** START **

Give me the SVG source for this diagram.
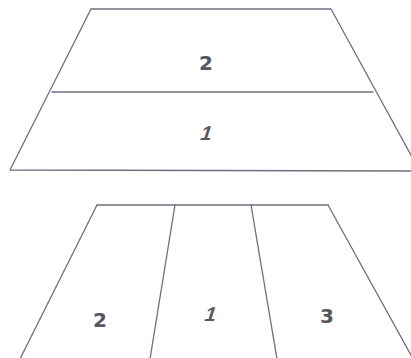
<svg xmlns="http://www.w3.org/2000/svg" width="411" height="358" viewBox="0 0 411 358">
<style>
.ln{fill:none;stroke:#6e6f80;stroke-width:1.3;stroke-linecap:round;stroke-linejoin:round}
.lb{font-family:"DejaVu Sans","Liberation Sans",sans-serif;font-size:20px;font-weight:bold;fill:#55565e;text-anchor:middle}
.one{font-family:"Liberation Sans",sans-serif;font-size:20px;font-weight:bold;fill:#55565e;text-anchor:middle}
</style>
<rect width="411" height="358" fill="#ffffff"/>
<g id="court-top">
<path class="ln" d="M91,9 L331,9 L412,157"/>
<path class="ln" d="M91,9 L10,170 L412,171"/>
<line class="ln" x1="52" y1="92" x2="373" y2="92"/>
<text class="lb" x="206" y="70">2</text>
<text class="one" x="205" y="140" transform="skewX(-18) translate(45,0)">1</text>
</g>
<g id="court-bottom">
<path class="ln" d="M97,205 L328,205"/>
<line class="ln" x1="97" y1="205" x2="20" y2="359"/>
<line class="ln" x1="328" y1="205" x2="412" y2="357"/>
<line class="ln" x1="175" y1="205" x2="150" y2="359"/>
<line class="ln" x1="251" y1="205" x2="277" y2="359"/>
<text class="lb" x="100" y="327">2</text>
<text class="one" x="210" y="321" transform="skewX(-18) translate(103,0)">1</text>
<text class="lb" x="327" y="323">3</text>
</g>
</svg>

** END **

> **Written request**: Leave the images out and output the remaining material exactly as it stands.

> **Result of this exercise**:
Give me the SVG source for this diagram.
<svg xmlns="http://www.w3.org/2000/svg" width="411" height="358" viewBox="0 0 411 358">
<style>
.ln{fill:none;stroke:#6e6f80;stroke-width:1.3;stroke-linecap:round;stroke-linejoin:round}
.lb{font-family:"DejaVu Sans","Liberation Sans",sans-serif;font-size:20px;font-weight:bold;fill:#55565e;text-anchor:middle}
.one{font-family:"Liberation Sans",sans-serif;font-size:20px;font-weight:bold;fill:#55565e;text-anchor:middle}
</style>
<rect width="411" height="358" fill="#ffffff"/>
<g id="court-top">
<path class="ln" d="M91,9 L331,9 L412,157"/>
<path class="ln" d="M91,9 L10,170 L412,171"/>
<line class="ln" x1="52" y1="92" x2="373" y2="92"/>
<text class="lb" x="206" y="70">2</text>
<text class="one" x="205" y="140" transform="skewX(-18) translate(45,0)">1</text>
</g>
<g id="court-bottom">
<path class="ln" d="M97,205 L328,205"/>
<line class="ln" x1="97" y1="205" x2="20" y2="359"/>
<line class="ln" x1="328" y1="205" x2="412" y2="357"/>
<line class="ln" x1="175" y1="205" x2="150" y2="359"/>
<line class="ln" x1="251" y1="205" x2="277" y2="359"/>
<text class="lb" x="100" y="327">2</text>
<text class="one" x="210" y="321" transform="skewX(-18) translate(103,0)">1</text>
<text class="lb" x="327" y="323">3</text>
</g>
</svg>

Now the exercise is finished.